In this answer the author shows using ANOVA to compare two models and use the likelihood ratio test to decide keep the rank variable.

The likelihood ratio test is highly significant and we would conclude that the variable rank should remain in the model.

My question is has ANOVA be used for feature selection in large scale? If not why?

Haitao Du
  • 36,852
  • 25
  • 145
  • 242

2 Answers2

1

This has issues but could work if you are careful.

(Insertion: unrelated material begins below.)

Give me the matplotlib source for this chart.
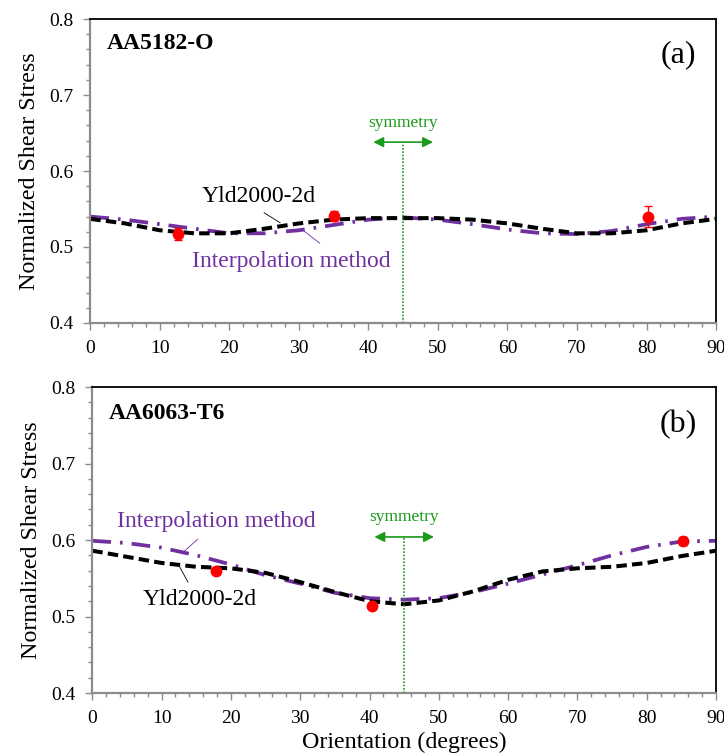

On the one hand, this is a form of stepwise regression, which has major drawbacks. In particular, all standard downstream inference is tainted by doing this. If you fit a model, remove insignificant features, and then fit another model on just the significant features, the p-values and confidence intervals lack their standard meaning, as they are calculated without considering the earlier step of feature selection. Even an in-sample measure of model performance like adjusted $R^2$ winds up biased high, since the model degrees of freedom does not account for the variable selection.

For a reference, Frank Harrell discusses a number of issues with stepwise variable selection here. The content deals with the mathematics, not the software implementation, so the reference applies whether you use Stata or not.

Further, variable selection is notoriously unstable. If you do cross-validation or bootstrap your data set, you are likely to see selected features come and go.

Finally, what do you do when you fit a model, remove insignificant features, fit a new model on just the significant features, and get that some of those features are insignificant? Do you keep removing insignificant variables? Do you even trust the significance, in light of the above discussion about p-values and confidence intervals lacking their usual meaning?

However, if you do an out-of-sample validation, rather than relying on in-sample measures like the high-biased adjusted $R^2$, stepwise selection can be competitive with other predictive modeling strategies.

Dave
  • 62,186
1

As you mentioned, anova is just conducting likelihood ratio test for you under the hood. This is, of course, a "valid" method for variable selection, but fails to be a "good" method in the large scale setting.

Variable selection methods based on testing mostly fall into the category of "Subset selection", which is usually not favored for high-dimensional data. First, they are usaully conducted in a "stepwise" manner, meaning only examining the significance of one variable at a time. When there are a large number of features, this is clearly inefficient. Second, these methods usually involve fitting model multiple times, one time for each newly selected subset. When the data set is too large to be fitted in acceptable amount of time, the whole variable selection procedure can be incredibly time-consuming.

For high-dimensional data, shrinkage methods(or "regularization methods", "sparse methods") are preferred. In regression setting, some of the classic examples are Ridge regression, LASSO and Elastic Net. These methods are far more efficient, and can produce models with great generalization abilities. Whether you are modeling for prediction or inferece, these methods are definitely worth trying.